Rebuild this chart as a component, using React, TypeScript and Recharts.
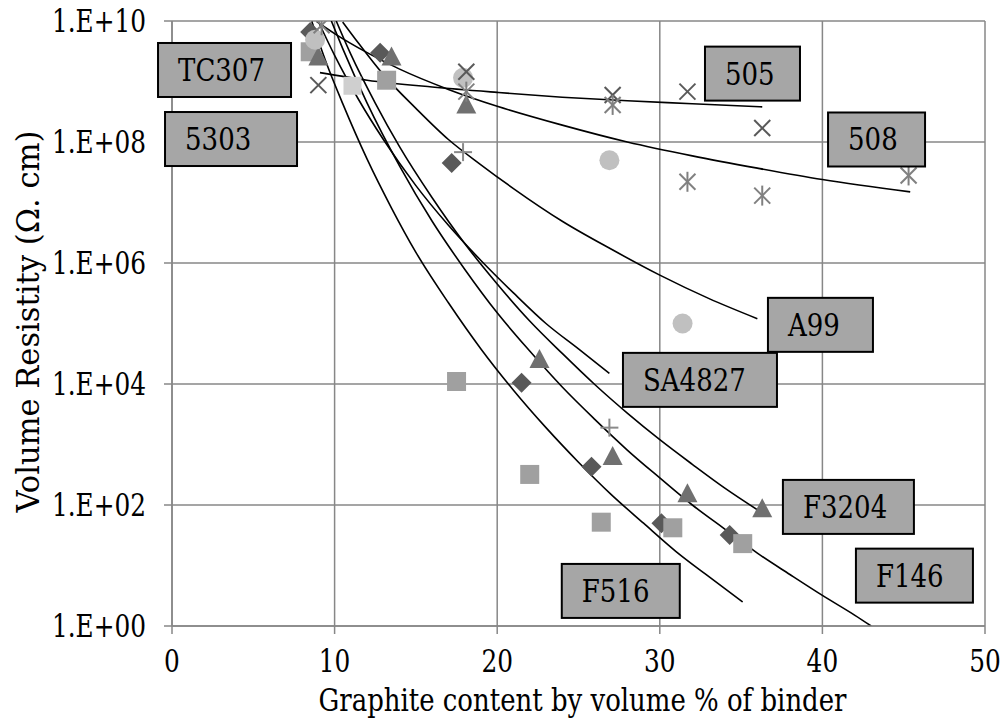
import { ComposedChart, Line, Scatter, XAxis, YAxis, CartesianGrid, ReferenceDot, Label } from "recharts"

const xTicks = [0, 10, 20, 30, 40, 50]
const yTicks = [1, 1e2, 1e4, 1e6, 1e8, 1e10]

// measured points (x = graphite vol %, y = resistivity ohm.cm)
const diamondPts = [
  { x: 8.5, y: 6.6e9 },
  { x: 12.8, y: 3.0e9 },
  { x: 17.2, y: 4.5e7 },
  { x: 21.5, y: 1.05e4 },
  { x: 25.8, y: 430 },
  { x: 30.1, y: 50 },
  { x: 34.3, y: 32 },
]
const squarePts = [
  { x: 8.5, y: 3.1e9 },
  { x: 13.2, y: 1.05e9 },
  { x: 17.5, y: 1.1e4 },
  { x: 22.0, y: 320 },
  { x: 26.4, y: 52 },
  { x: 30.8, y: 42 },
  { x: 35.1, y: 23 },
]
const trianglePts = [
  { x: 9.0, y: 2.5e9 },
  { x: 13.5, y: 2.5e9 },
  { x: 18.1, y: 4.0e8 },
  { x: 22.6, y: 2.5e4 },
  { x: 27.1, y: 620 },
  { x: 31.7, y: 150 },
  { x: 36.3, y: 85 },
]
const circlePts = [
  { x: 8.8, y: 4.9e9 },
  { x: 17.9, y: 1.15e9 },
  { x: 26.9, y: 5.0e7 },
  { x: 31.4, y: 1.0e5 },
]
const crossPts = [
  { x: 9.0, y: 8.7e8 },
  { x: 18.1, y: 1.45e9 },
  { x: 27.1, y: 6.0e8 },
  { x: 31.7, y: 6.8e8 },
  { x: 36.3, y: 1.7e8 },
]
const starPts = [
  { x: 9.2, y: 8.5e9 },
  { x: 18.1, y: 6.8e8 },
  { x: 27.1, y: 4.1e8 },
  { x: 31.7, y: 2.2e7 },
  { x: 36.3, y: 1.3e7 },
  { x: 45.3, y: 2.8e7 },
]
const plusPts = [
  { x: 17.9, y: 6.8e7 },
  { x: 26.9, y: 1.9e3 },
]
const paleSquarePts = [{ x: 11.1, y: 8.5e8 }]

// trendlines
const fit505 = [
  { x: 9.1, y: 1.4e9 }, { x: 12, y: 1.05e9 }, { x: 16, y: 8.1e8 }, { x: 20, y: 6.6e8 },
  { x: 24, y: 5.5e8 }, { x: 28, y: 4.8e8 }, { x: 32, y: 4.3e8 }, { x: 36.3, y: 3.8e8 },
]
const fit508 = [
  { x: 8.9, y: 9.8e9 }, { x: 10, y: 6.2e9 }, { x: 12, y: 3.0e9 }, { x: 14, y: 1.6e9 },
  { x: 17, y: 7.4e8 }, { x: 20, y: 3.9e8 }, { x: 24, y: 1.9e8 }, { x: 28, y: 1.0e8 },
  { x: 32, y: 5.9e7 }, { x: 36, y: 3.7e7 }, { x: 40, y: 2.4e7 }, { x: 45.4, y: 1.5e7 },
]
const fitA99 = [
  { x: 10.5, y: 9.6e9 }, { x: 11.5, y: 4.2e9 }, { x: 13, y: 1.3e9 }, { x: 15, y: 3.6e8 },
  { x: 17, y: 1.1e8 }, { x: 19, y: 4.2e7 }, { x: 21, y: 1.7e7 }, { x: 24, y: 4.9e6 },
  { x: 27, y: 1.7e6 }, { x: 30, y: 6.3e5 }, { x: 33, y: 2.6e5 }, { x: 36, y: 1.2e5 },
]
const fitSA4827 = [
  { x: 9, y: 9.8e9 }, { x: 10, y: 2.7e9 }, { x: 11.5, y: 4.9e8 }, { x: 13, y: 1.1e8 },
  { x: 15, y: 1.9e7 }, { x: 17, y: 4.2e6 }, { x: 19, y: 1.1e6 }, { x: 21, y: 3.2e5 },
  { x: 23, y: 1.0e5 }, { x: 25, y: 3.8e4 }, { x: 26.9, y: 1.5e4 },
]
const fitF3204 = [
  { x: 10.1, y: 1.0e10 }, { x: 11, y: 2.8e9 }, { x: 12.5, y: 4.4e8 }, { x: 14, y: 8.3e7 },
  { x: 16, y: 1.2e7 }, { x: 18, y: 2.1e6 }, { x: 20, y: 4.5e5 }, { x: 22, y: 1.1e5 },
  { x: 24, y: 3.2e4 }, { x: 26, y: 9.8e3 }, { x: 28, y: 3.3e3 }, { x: 30, y: 1.2e3 },
  { x: 32, y: 470 }, { x: 34, y: 190 }, { x: 36.3, y: 74 },
]
const fitF146 = [
  { x: 9.8, y: 1.0e10 }, { x: 10.5, y: 3.5e9 }, { x: 12, y: 4.4e8 }, { x: 14, y: 4.0e7 },
  { x: 16, y: 4.9e6 }, { x: 18, y: 7.9e5 }, { x: 20, y: 1.5e5 }, { x: 22, y: 3.5e4 },
  { x: 24, y: 8.9e3 }, { x: 26, y: 2.6e3 }, { x: 28, y: 810 }, { x: 30, y: 280 },
  { x: 32, y: 100 }, { x: 34, y: 40 }, { x: 36, y: 16 }, { x: 38, y: 7.1 },
  { x: 40, y: 3.2 }, { x: 42, y: 1.5 }, { x: 43, y: 1.0 },
]
const fitF516 = [
  { x: 8.6, y: 9.8e9 }, { x: 9.5, y: 2.0e9 }, { x: 10.5, y: 4.3e8 }, { x: 12, y: 5.2e7 },
  { x: 13.5, y: 8.1e6 }, { x: 15, y: 1.5e6 }, { x: 17, y: 2.2e5 }, { x: 19, y: 3.8e4 },
  { x: 21, y: 7.9e3 }, { x: 23, y: 1.9e3 }, { x: 25, y: 510 }, { x: 27, y: 150 },
  { x: 29, y: 50 }, { x: 31, y: 17 }, { x: 33, y: 6.6 }, { x: 35.1, y: 2.5 },
]
const fits = [fit505, fit508, fitA99, fitSA4827, fitF3204, fitF146, fitF516]

// text boxes: name, centre in data units
const boxNames = ["TC307", "5303", "505", "508", "A99", "SA4827", "F3204", "F146", "F516"]
const boxX = [3.23, 3.63, 35.7, 43.33, 39.88, 32.47, 41.6, 45.66, 27.6]
const boxY = [1.55e9, 1.12e8, 1.35e9, 1.1e8, 9.5e4, 1.17e4, 93, 6.8, 3.8]
const boxW = [133, 132, 95, 97, 105, 154, 131, 117, 118]

// only DejaVu Serif is available as a serif face; squeeze it toward Times widths
const FONT = "DejaVu Serif"
const SQ = 0.8
const GRID = "#878787"

const Diamond = ({ cx, cy }: any) => (
  <polygon points={`${cx},${cy - 10} ${cx + 10},${cy} ${cx},${cy + 10} ${cx - 10},${cy}`} fill="#595959" />
)
const Square = ({ cx, cy }: any) => <rect x={cx - 9.5} y={cy - 9.5} width={19} height={19} fill="#a0a0a0" />
const PaleSquare = ({ cx, cy }: any) => <rect x={cx - 9} y={cy - 9} width={18} height={18} fill="#cfcfcf" />
const Triangle = ({ cx, cy }: any) => (
  <polygon points={`${cx},${cy - 11} ${cx + 10},${cy + 8} ${cx - 10},${cy + 8}`} fill="#707070" />
)
const Circle = ({ cx, cy }: any) => <circle cx={cx} cy={cy} r={10} fill="#c0c0c0" />
const XMark = ({ cx, cy }: any) => (
  <g stroke="#595959" strokeWidth={2}>
    <line x1={cx - 8} y1={cy - 8} x2={cx + 8} y2={cy + 8} />
    <line x1={cx - 8} y1={cy + 8} x2={cx + 8} y2={cy - 8} />
  </g>
)
const Star = ({ cx, cy }: any) => (
  <g stroke="#808080" strokeWidth={2}>
    <line x1={cx - 8} y1={cy - 8} x2={cx + 8} y2={cy + 8} />
    <line x1={cx - 8} y1={cy + 8} x2={cx + 8} y2={cy - 8} />
    <line x1={cx} y1={cy - 10} x2={cx} y2={cy + 10} />
  </g>
)
const Plus = ({ cx, cy }: any) => (
  <g stroke="#8a8a8a" strokeWidth={2}>
    <line x1={cx - 9} y1={cy} x2={cx + 9} y2={cy} />
    <line x1={cx} y1={cy - 9} x2={cx} y2={cy + 9} />
  </g>
)

const expLabel = (v: number) => {
  const e = Math.round(Math.log10(v))
  return `1.E+${String(e).padStart(2, "0")}`
}

const XTick = ({ x, y, payload }: any) => (
  <text
    transform={`translate(${x} ${y}) scale(${SQ} 1)`}
    textAnchor="middle"
    dy="0.74em"
    fontSize={31}
    fontFamily={FONT}
    fill="#000"
  >
    {payload.value}
  </text>
)
const YTick = ({ x, y, payload }: any) => (
  <text
    transform={`translate(${x} ${y}) scale(${SQ} 1)`}
    textAnchor="end"
    dy="0.36em"
    fontSize={31}
    fontFamily={FONT}
    fill="#000"
  >
    {expLabel(payload.value)}
  </text>
)

export default function App() {
  return (
    <div style={{ position: "absolute", left: 0, top: 0, background: "#fff" }}>
      <ComposedChart width={1006} height={727} margin={{ top: 21, right: 21, bottom: 0, left: 0 }}>
        <CartesianGrid stroke={GRID} strokeWidth={1.5} horizontal vertical />
        <XAxis
          type="number"
          dataKey="x"
          domain={[0, 50]}
          ticks={xTicks}
          height={101}
          stroke={GRID}
          strokeWidth={1.5}
          tickSize={8}
          tick={XTick}
          tickMargin={15}
          allowDataOverflow
        >
          <Label
            content={({ viewBox }: any) => (
              <text
                x={viewBox.x + viewBox.width / 2 + 4}
                y={viewBox.y + 85}
                textAnchor="middle"
                fontSize={31}
                fontFamily={FONT}
                textLength={528}
                lengthAdjust="spacingAndGlyphs"
                fill="#000"
              >
                Graphite content by volume % of binder
              </text>
            )}
          />
        </XAxis>
        <YAxis
          type="number"
          dataKey="y"
          scale="log"
          domain={[1, 1e10]}
          ticks={yTicks}
          width={172}
          stroke={GRID}
          strokeWidth={1.5}
          tickSize={8}
          tickMargin={18}
          tick={YTick}
          allowDataOverflow
        >
          <Label
            content={({ viewBox }: any) => {
              const cx = 28
              const cy = viewBox.y + viewBox.height / 2 - 2
              return (
                <text
                  x={cx}
                  y={cy}
                  transform={`rotate(-90 ${cx} ${cy})`}
                  textAnchor="middle"
                  dominantBaseline="central"
                  fontSize={31}
                  fontFamily={FONT}
                  textLength={382}
                  lengthAdjust="spacingAndGlyphs"
                  fill="#000"
                >
                  Volume Resistity (Ω. cm)
                </text>
              )
            }}
          />
        </YAxis>
        <Scatter data={diamondPts} shape={Diamond} isAnimationActive={false} />
        <Scatter data={squarePts} shape={Square} isAnimationActive={false} />
        <Scatter data={paleSquarePts} shape={PaleSquare} isAnimationActive={false} />
        <Scatter data={trianglePts} shape={Triangle} isAnimationActive={false} />
        <Scatter data={circlePts} shape={Circle} isAnimationActive={false} />
        <Scatter data={crossPts} shape={XMark} isAnimationActive={false} />
        <Scatter data={starPts} shape={Star} isAnimationActive={false} />
        <Scatter data={plusPts} shape={Plus} isAnimationActive={false} />
        {fits.map((d, i) => (
          <Line
            key={i}
            data={d}
            dataKey="y"
            type="monotone"
            stroke="#000"
            strokeWidth={1.6}
            dot={false}
            activeDot={false}
            isAnimationActive={false}
          />
        ))}
        {boxNames.map((name, i) => (
          <ReferenceDot
            key={name}
            x={boxX[i]}
            y={boxY[i]}
            ifOverflow="visible"
            shape={({ cx, cy }: any) => (
              <g>
                <rect
                  x={cx - boxW[i] / 2}
                  y={cy - 27}
                  width={boxW[i]}
                  height={54}
                  fill="#a6a6a6"
                  stroke="#000"
                  strokeWidth={2}
                />
                <text
                  transform={`translate(${cx - boxW[i] / 2 + 20} ${cy + 11}) scale(0.84 1)`}
                  fontSize={31}
                  fontFamily={FONT}
                  fill="#000"
                >
                  {name}
                </text>
              </g>
            )}
          />
        ))}
      </ComposedChart>
    </div>
  )
}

◇ ◇ ◇ ◇

OBJECTIVE: Your task is to reproduce exactly the lines from the start of the data above through the line containing "const yTicks = [1, 1e2, 1e4, 1e6, 1e8, 1e10]", leaving every picture out.

OUTPUT BELOW:
Rebuild this chart as a component, using React, TypeScript and Recharts.
import { ComposedChart, Line, Scatter, XAxis, YAxis, CartesianGrid, ReferenceDot, Label } from "recharts"

const xTicks = [0, 10, 20, 30, 40, 50]
const yTicks = [1, 1e2, 1e4, 1e6, 1e8, 1e10]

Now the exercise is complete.